If the user reads on, they’ll see that mahi-mahi is also known as “dolphinfish” (because, to be clear, mahi-mahi is not dolphin. It’s a fish). But the result is confusing to say the least. When I showed it to a Google representative they told me this was a reasonable interpretation of the search — in other words that a user searching for “dolphin meat name” really might be looking for the fish known as a “dolphinfish.”

It’s a good idea to click the source

Since, as I mentioned above, every single one of the searches that produced a problematic AI Overview that I featured here improved to some degree, I suspected Google was cleaning them up as I went along, but Budaraju claims otherwise. “We don’t fix queries one by one.

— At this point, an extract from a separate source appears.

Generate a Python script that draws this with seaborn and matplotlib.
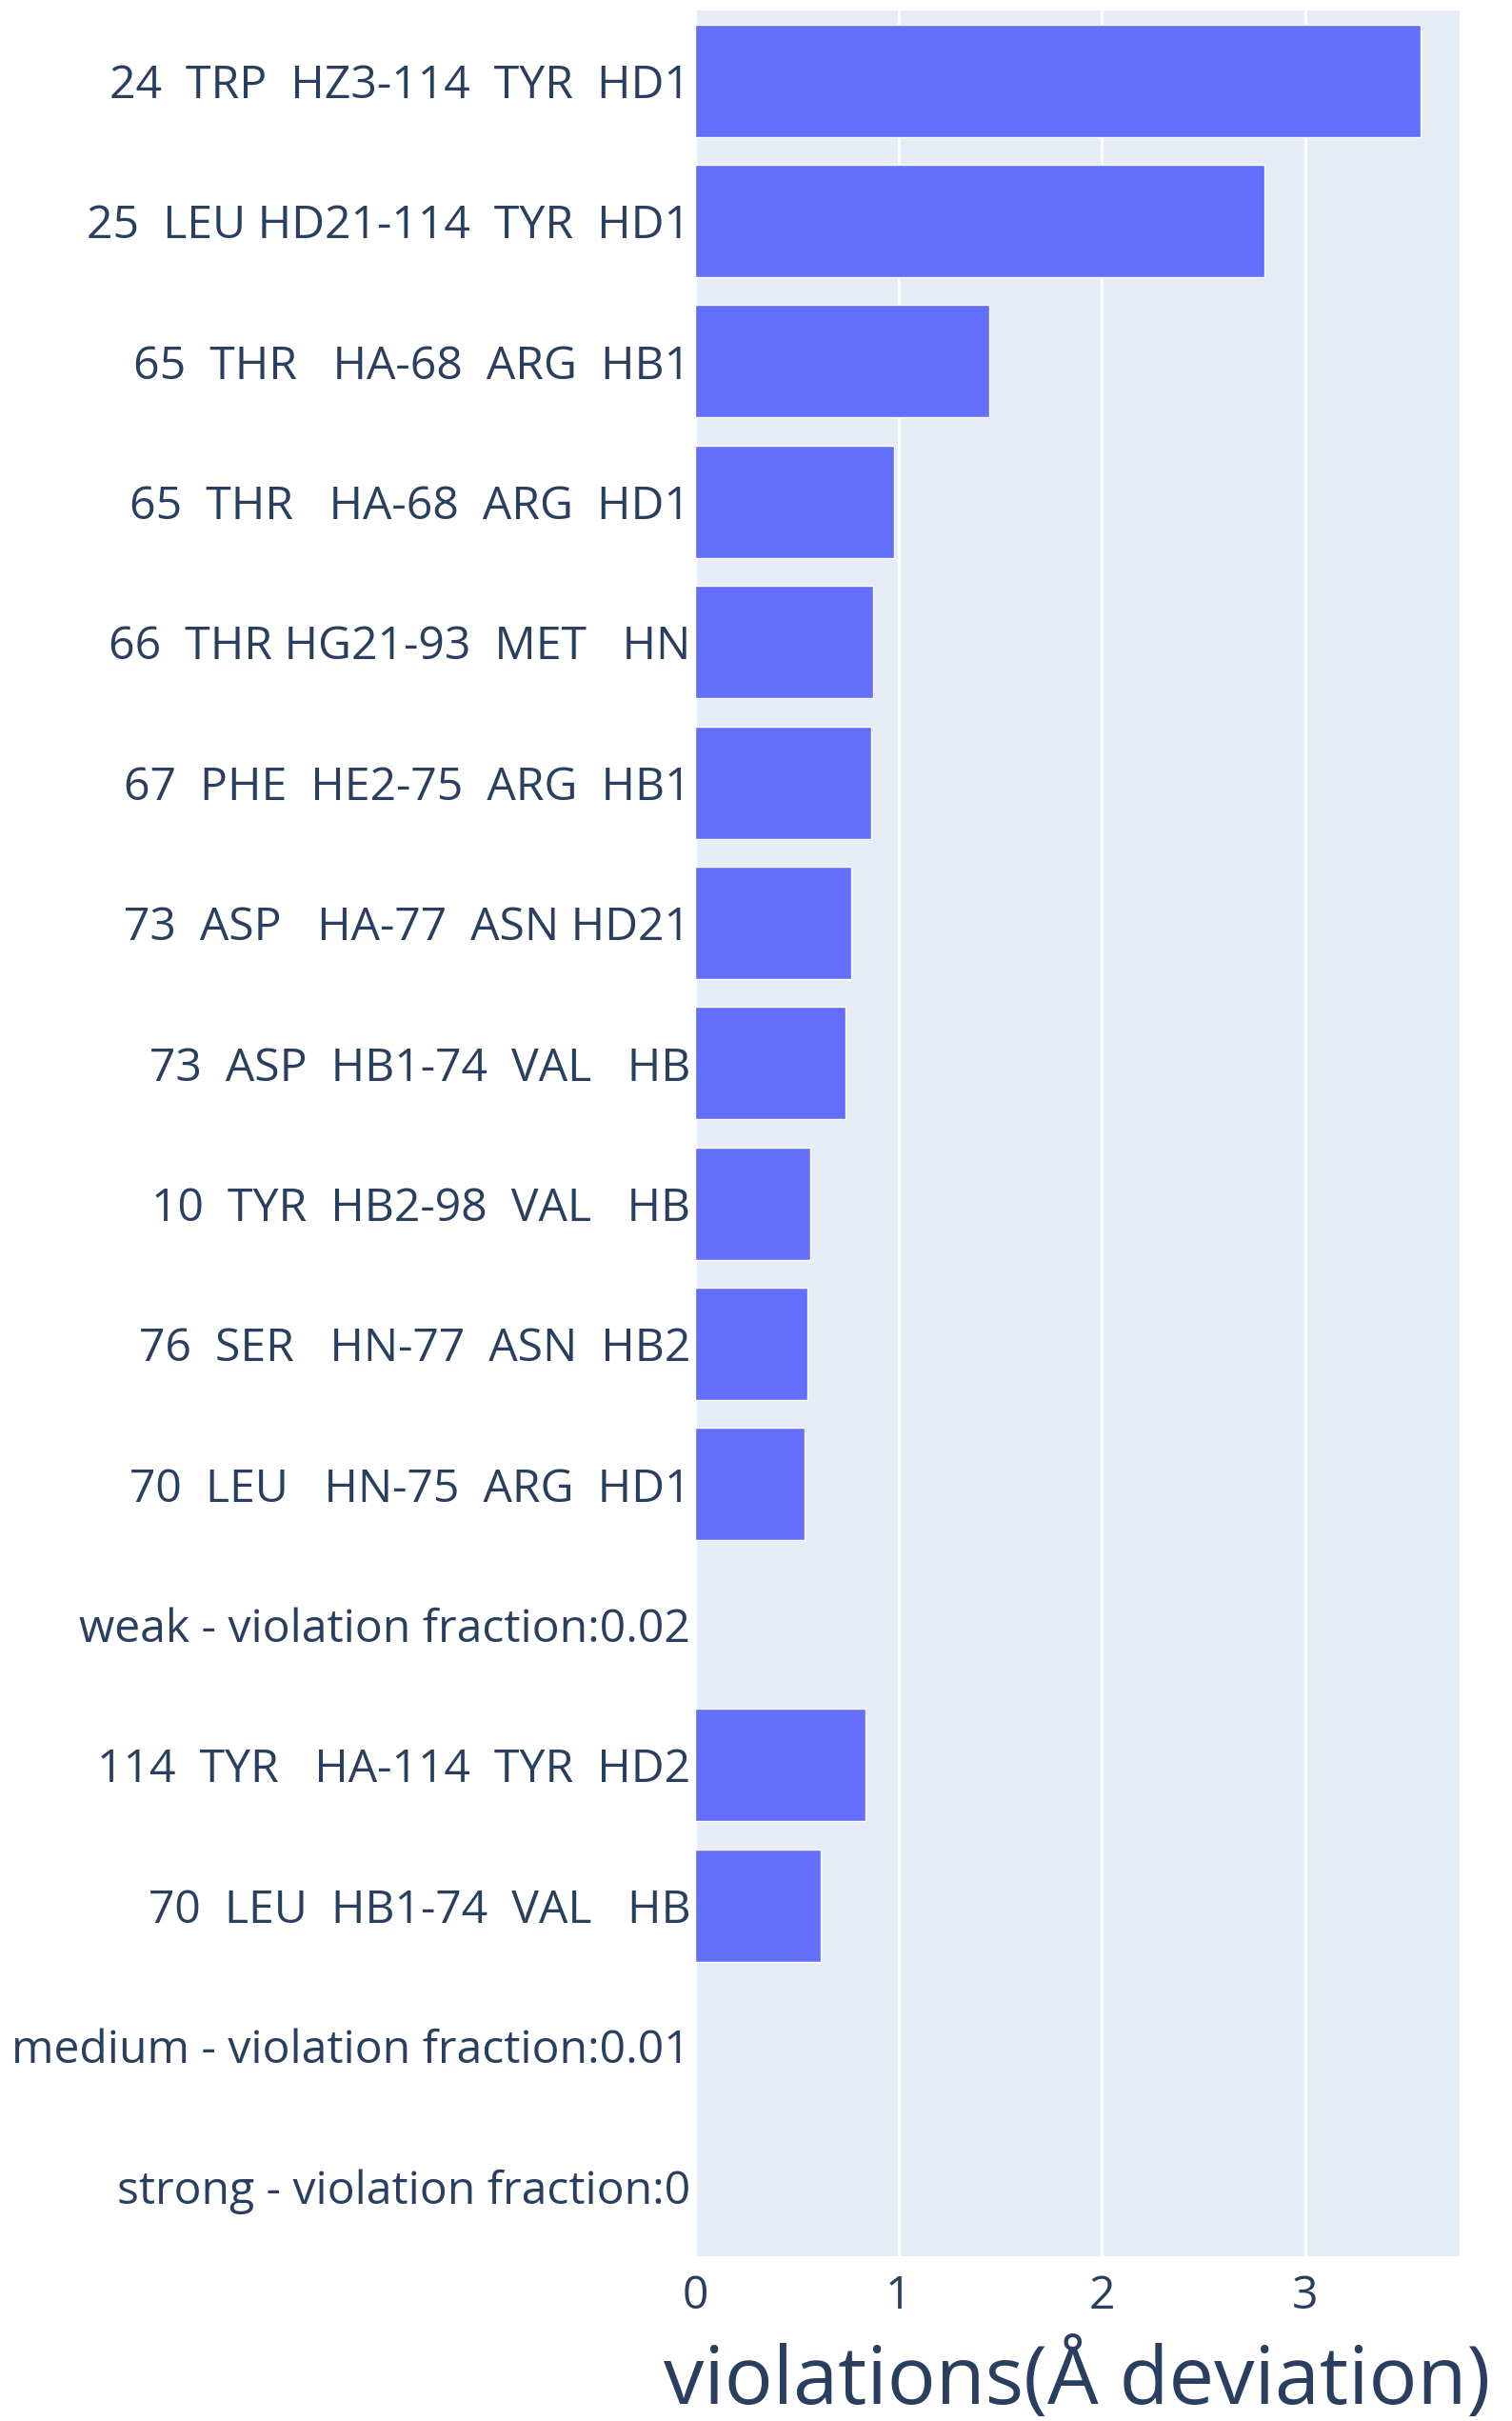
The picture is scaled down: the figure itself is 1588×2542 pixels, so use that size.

That’s not how we operate. We actually think about it as what are the patterns of issues that we’re seeing, and how would we actually solve them at scale?

But she also told me Google remains focused on steering users toward the sources of AI Overviews — y’know, the old fashioned links on your Google Search results page? “To some extent,” she said, “I think we are also hoping that our users have the right links, links for them to also pursue.” She wonders if, in response to an AI Overview, the user would “actually pursue that path and look at the links that led to the overview that you’ve created.”

If AI Overviews are never going away, then until they never hallucinate, it’s probably a good idea to take Budaraju up on this suggestion, and cultivate a habit of clicking those links next to your AI Overviews whenever you see them.